(Stored data)
>> start
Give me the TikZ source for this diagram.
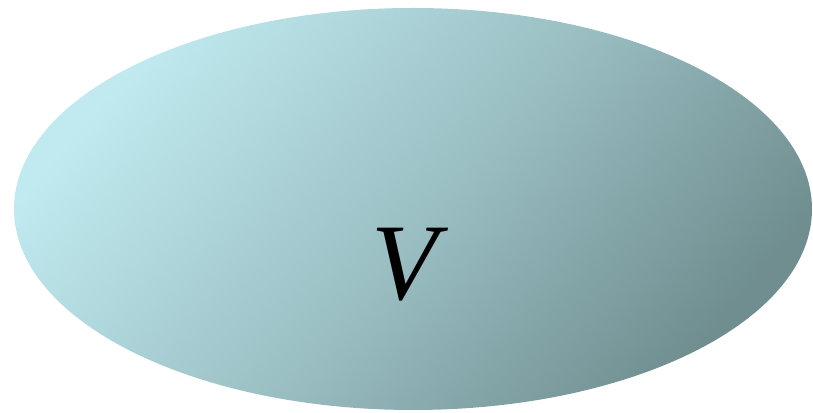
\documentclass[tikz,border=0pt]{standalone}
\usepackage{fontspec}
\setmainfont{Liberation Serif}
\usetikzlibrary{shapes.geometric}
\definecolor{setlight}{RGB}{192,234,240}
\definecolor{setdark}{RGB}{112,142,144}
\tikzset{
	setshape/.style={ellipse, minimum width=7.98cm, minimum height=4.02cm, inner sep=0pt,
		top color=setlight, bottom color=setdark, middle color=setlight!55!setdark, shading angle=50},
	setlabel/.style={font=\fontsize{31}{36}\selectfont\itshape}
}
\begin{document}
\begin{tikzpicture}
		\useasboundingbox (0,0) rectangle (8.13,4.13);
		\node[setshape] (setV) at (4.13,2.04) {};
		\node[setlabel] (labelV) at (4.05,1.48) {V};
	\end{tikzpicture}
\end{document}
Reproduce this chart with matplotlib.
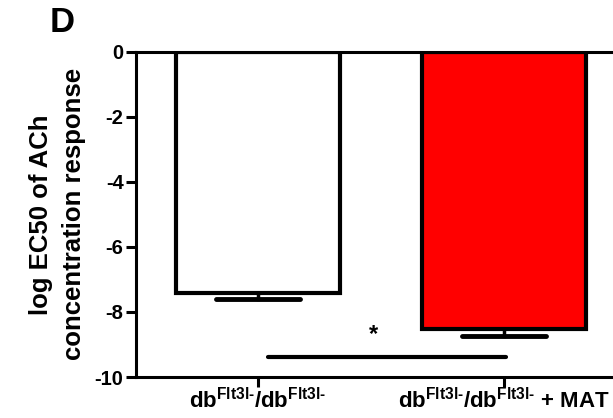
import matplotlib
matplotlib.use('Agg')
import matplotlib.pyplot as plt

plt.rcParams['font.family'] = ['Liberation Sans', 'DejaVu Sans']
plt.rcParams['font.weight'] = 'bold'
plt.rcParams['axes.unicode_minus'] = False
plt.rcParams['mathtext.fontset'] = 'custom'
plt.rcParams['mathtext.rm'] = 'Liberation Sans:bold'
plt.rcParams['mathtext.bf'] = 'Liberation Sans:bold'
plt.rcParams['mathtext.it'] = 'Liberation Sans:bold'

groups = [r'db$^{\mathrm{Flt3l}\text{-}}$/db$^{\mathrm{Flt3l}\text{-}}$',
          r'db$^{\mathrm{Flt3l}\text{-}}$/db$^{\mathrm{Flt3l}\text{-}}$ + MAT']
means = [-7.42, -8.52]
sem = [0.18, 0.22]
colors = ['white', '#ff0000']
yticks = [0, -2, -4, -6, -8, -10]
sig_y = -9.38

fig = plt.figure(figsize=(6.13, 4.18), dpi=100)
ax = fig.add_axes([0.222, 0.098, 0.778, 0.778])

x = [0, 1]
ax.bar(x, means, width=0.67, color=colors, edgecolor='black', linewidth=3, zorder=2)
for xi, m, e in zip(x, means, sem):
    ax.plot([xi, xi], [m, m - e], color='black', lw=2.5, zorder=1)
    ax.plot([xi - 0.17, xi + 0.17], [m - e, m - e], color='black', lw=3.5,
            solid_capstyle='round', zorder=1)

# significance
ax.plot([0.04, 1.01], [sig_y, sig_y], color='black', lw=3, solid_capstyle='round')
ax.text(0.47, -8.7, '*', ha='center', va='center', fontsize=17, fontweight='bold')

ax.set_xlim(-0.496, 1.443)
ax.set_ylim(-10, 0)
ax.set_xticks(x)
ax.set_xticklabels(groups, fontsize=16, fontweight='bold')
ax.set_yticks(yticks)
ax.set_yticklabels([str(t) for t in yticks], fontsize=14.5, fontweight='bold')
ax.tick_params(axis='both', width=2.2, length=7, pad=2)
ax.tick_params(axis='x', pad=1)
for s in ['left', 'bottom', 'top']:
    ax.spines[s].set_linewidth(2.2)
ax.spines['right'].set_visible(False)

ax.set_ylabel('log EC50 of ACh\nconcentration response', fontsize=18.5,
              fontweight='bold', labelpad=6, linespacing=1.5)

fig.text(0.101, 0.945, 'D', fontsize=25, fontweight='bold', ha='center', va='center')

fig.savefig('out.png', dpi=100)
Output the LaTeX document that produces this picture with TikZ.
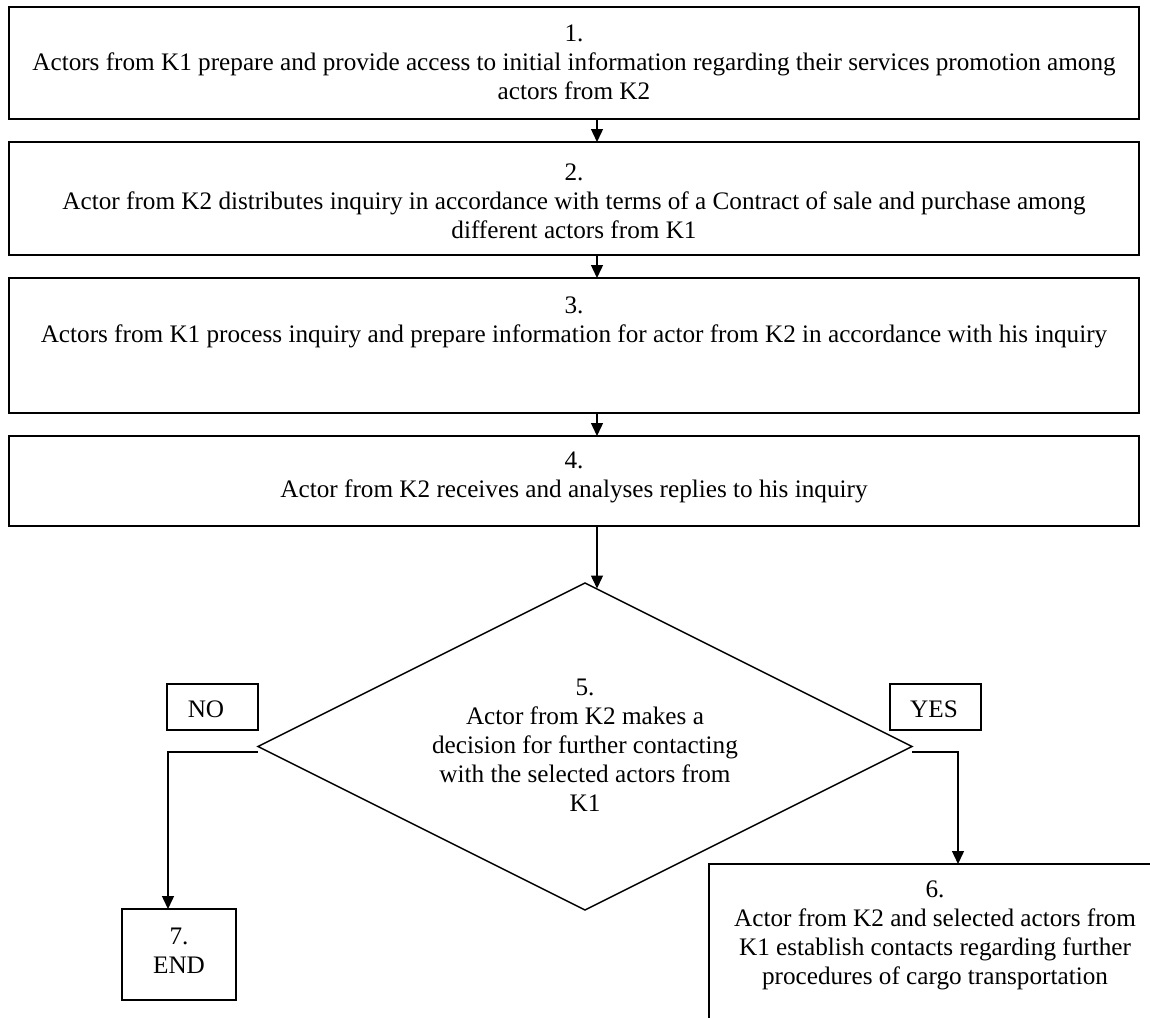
>> end
- Exercise description: Make an exact copy of the lines from the one that contains "Reproduce this chart with matplotlib." through the one that contains "import matplotlib.pyplot as plt", both included, and no other lines. Pictures are skipped.

- Answer to this problem:
Reproduce this chart with matplotlib.
import matplotlib
matplotlib.use('Agg')
import matplotlib.pyplot as plt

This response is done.